Coqui Fire Cafe: The food here is drool-worthy. My niece got the burrito, and honestly, I'm still a little bitter because as a three-year-old I just don't think she fully appreciated the cheesy goodness of it all. I got the ahi tuna which was 10/10 and I'd eat it every day for the rest of my days if I could.
Make Your Own Meals: With eleven people, going out to eat for every meal was less than feasible. So, about half of our meals were home-cooked using mostly local and sustainable ingredients. One of my very favorite moments of the trip happened as we were making our way back from the dock where we watched schools of tarpon swim. We stopped as we saw a lobster boat coming into shore and watched as they moved the lobsters from boat to bucket.

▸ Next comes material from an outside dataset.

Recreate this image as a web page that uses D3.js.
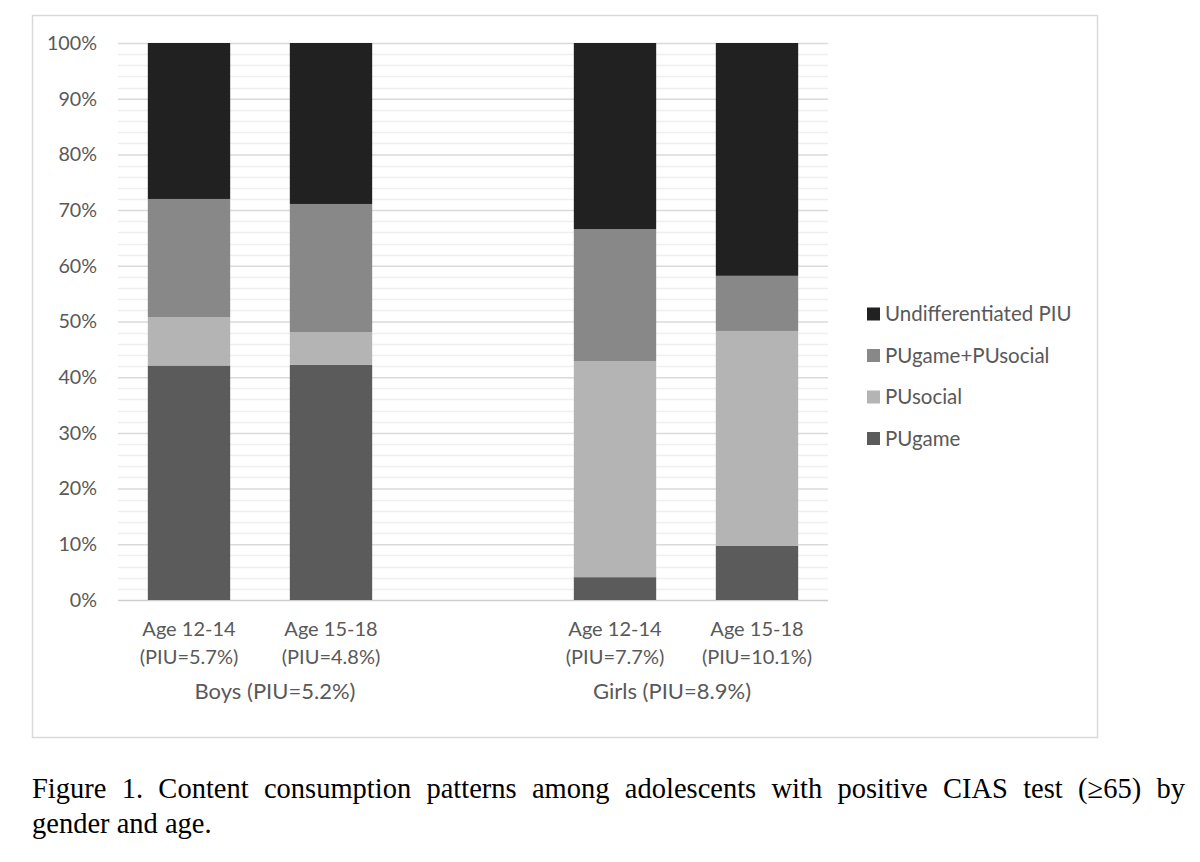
<!DOCTYPE html>
<html>
<head>
<meta charset="utf-8">
<script src="https://cdn.jsdelivr.net/npm/d3@7"></script>
<style>
  body { margin: 0; background: #fff; }
  #viz { position: relative; width: 1200px; height: 862px; }
  #caption {
    position: absolute; left: 32px; top: 771px; width: 1153px;
    font-family: "Liberation Serif", "Times New Roman", serif;
    font-size: 28.5px; line-height: 35px; color: #000;
  }
  #caption .l1 { text-align: justify; text-align-last: justify; white-space: nowrap; }
</style>
</head>
<body>
<div id="viz"></div>
<script>
// categories (the middle one is the empty slot between boys and girls)
const categories = ["b1214", "b1518", "gap", "g1214", "g1518"];
const ageLabels = ["Age 12-14", "Age 15-18", "", "Age 12-14", "Age 15-18"];
const piuLabels = ["(PIU=5.7%)", "(PIU=4.8%)", "", "(PIU=7.7%)", "(PIU=10.1%)"];
const groupLabels = ["Boys (PIU=5.2%)", "Girls (PIU=8.9%)"];
const groupMembers = [["b1214", "b1518"], ["g1214", "g1518"]];

const seriesNames = ["PUgame", "PUsocial", "PUgame+PUsocial", "Undifferentiated PIU"];
const puGame = [42.1, 42.2, 0, 4.1, 9.7];
const puSocial = [8.7, 5.9, 0, 38.8, 38.6];
const puBoth = [21.2, 23.0, 0, 23.7, 9.9];
const undifferentiated = [28.0, 28.9, 0, 33.4, 41.8];
const yTicks = [0, 10, 20, 30, 40, 50, 60, 70, 80, 90, 100];

const captionLines = [
    "Figure 1. Content consumption patterns among adolescents with positive CIAS test (\u226565) by",
    "gender and age."
];

const colors = ["#5b5b5b", "#b4b4b4", "#888888", "#212121"];

const width = 1200;
const height = 862;

const rows = categories.map((c, i) => ({
    cat: c,
    "PUgame": puGame[i],
    "PUsocial": puSocial[i],
    "PUgame+PUsocial": puBoth[i],
    "Undifferentiated PIU": undifferentiated[i]
}));

const container = d3.select("#viz");
const svg = container.append("svg")
    .attr("width", width)
    .attr("height", height)
    .style("position", "absolute")
    .style("left", 0)
    .style("top", 0);

// chart frame
svg.append("rect")
    .attr("x", 32.5).attr("y", 15.5)
    .attr("width", 1065).attr("height", 722)
    .attr("fill", "#fff")
    .attr("stroke", "#d9d9d9")
    .attr("stroke-width", 1.5);

const x = d3.scaleBand()
    .domain(categories)
    .range([118, 828])
    .paddingInner(0.42)
    .paddingOuter(0.21);

const y = d3.scaleLinear()
    .domain([0, 100])
    .range([600, 43]);

// minor gridlines every 2%
svg.append("g")
    .selectAll("line")
    .data(d3.range(0, 101, 2).filter(v => v % 10 !== 0))
    .enter()
    .append("line")
    .attr("x1", 118).attr("x2", 828)
    .attr("y1", d => Math.round(y(d)) + 0.5)
    .attr("y2", d => Math.round(y(d)) + 0.5)
    .attr("stroke", "#efefef")
    .attr("stroke-width", 1.3);

const labelFont = "Lato, 'Open Sans', sans-serif";

// major gridlines via axis
const yAxis = svg.append("g")
    .attr("transform", "translate(118,0)")
    .call(d3.axisLeft(y).tickValues(yTicks).tickSize(-710).tickFormat(d => d + "%").tickPadding(21));
yAxis.select(".domain").remove();
yAxis.selectAll(".tick line")
    .attr("stroke", d => d === 0 ? "#d0d0d0" : "#dadada")
    .attr("stroke-width", 1.5);
yAxis.selectAll(".tick text")
    .attr("fill", "#595959")
    .style("font-family", labelFont)
    .style("font-size", "19.7px");

// stacked bars
const stack = d3.stack().keys(seriesNames);
const stacked = stack(rows);

svg.append("g")
    .selectAll("g")
    .data(stacked)
    .enter()
    .append("g")
    .attr("fill", (d, i) => colors[i])
    .selectAll("rect")
    .data(d => d.filter(p => p.data.cat !== "gap"))
    .enter()
    .append("rect")
    .attr("x", d => x(d.data.cat))
    .attr("width", x.bandwidth())
    .attr("y", d => y(d[1]))
    .attr("height", d => y(d[0]) - y(d[1]));

// category labels
const catG = svg.append("g")
    .style("font-family", labelFont)
    .style("font-size", "20px")
    .attr("fill", "#595959")
    .attr("text-anchor", "middle");

catG.selectAll("text.age")
    .data(categories)
    .enter()
    .append("text")
    .attr("class", "age")
    .attr("x", d => x(d) + x.bandwidth() / 2)
    .attr("y", 636)
    .text((d, i) => ageLabels[i]);

catG.selectAll("text.piu")
    .data(categories)
    .enter()
    .append("text")
    .attr("class", "piu")
    .attr("x", d => x(d) + x.bandwidth() / 2)
    .attr("y", 664)
    .text((d, i) => piuLabels[i]);

const groupShift = [15, -14];
catG.selectAll("text.group")
    .data(groupLabels)
    .enter()
    .append("text")
    .attr("class", "group")
    .style("font-size", "22px")
    .attr("x", (d, i) => d3.mean(groupMembers[i], c => x(c) + x.bandwidth() / 2) + groupShift[i])
    .attr("y", 699)
    .text(d => d);

// legend (top to bottom: reversed stack order)
const legendOrder = seriesNames.map((s, i) => ({ name: s, color: colors[i] })).reverse();
const legend = svg.append("g")
    .attr("transform", "translate(867,0)");

const legendItems = legend.selectAll("g")
    .data(legendOrder)
    .enter()
    .append("g")
    .attr("transform", (d, i) => `translate(0,${314 + i * 41.5})`);

legendItems.append("rect")
    .attr("x", 0).attr("y", -6.5)
    .attr("width", 13).attr("height", 13)
    .attr("fill", d => d.color);

legendItems.append("text")
    .attr("x", 18)
    .attr("y", 7)
    .attr("fill", "#595959")
    .style("font-family", labelFont)
    .style("font-size", "20.5px")
    .text(d => d.name);

// caption
const caption = container.append("div").attr("id", "caption");
caption.selectAll("div")
    .data(captionLines)
    .enter()
    .append("div")
    .attr("class", (d, i) => i === 0 ? "l1" : "l2")
    .text(d => d);
</script>
</body>
</html>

We ended up snagging a few for dinner that night, and needless to say, all 11 Mainers felt a little closer to home that night. ***(Although spiny lobster has nothing on Maine lobster).
WHAT TO DO IN VIEQUES
New Day, New Beach: Vieques has a beach for everyone, and they are all swoon-worthy. For the little ones: Media Luna. For my black sand beach affinity: Playa Negra. For any "hardcore" body surfers your group: Navio. For the crystal clear water (and potential of seeing horses along the beach!): La Chiva. And for everything in between, Sun Bay.
Discover the Bioluminescence: A major highlight of our trip was going on a Bioluminescent Tour in Mosquito Bay, the brightest bio bay in the world. Once you get set up and in the water, you'll feel like you've been dropped right into a scene from Fantasia. he bioluminescent organisms completely lit up any movement in the water. Every fish, stingray, and shark (yes, shark) that swam by was completely illuminated. It was so surreal, and in every sense of the word, LIT.
WHERE TO STAY IN VIEQUES
Vista Linda: The gorgeous villa is nestled on top of a hill in west-central Vieques, gated off from the main road, and set just high enough to see the sunrise over the Caribbean. For every palm tree, there are like 5 hibiscus trees, and we were literally greeted by the neighbors with a papaya from their garden. If you're visiting with a large group, and have access to a car this is definitely an amazing spot.
El Blok Hotel: Located in Esperanza, and nestled next to a strip of restaurants, El Blok sits in all of its swanky glory. This boutique hotel boasts beautiful architecture, a rooftop bar which overlooks the water, and excellent food. With its embrace of minimalism, you won't find any phones or t.v.'s in the rooms, making it an ideal place to disconnect.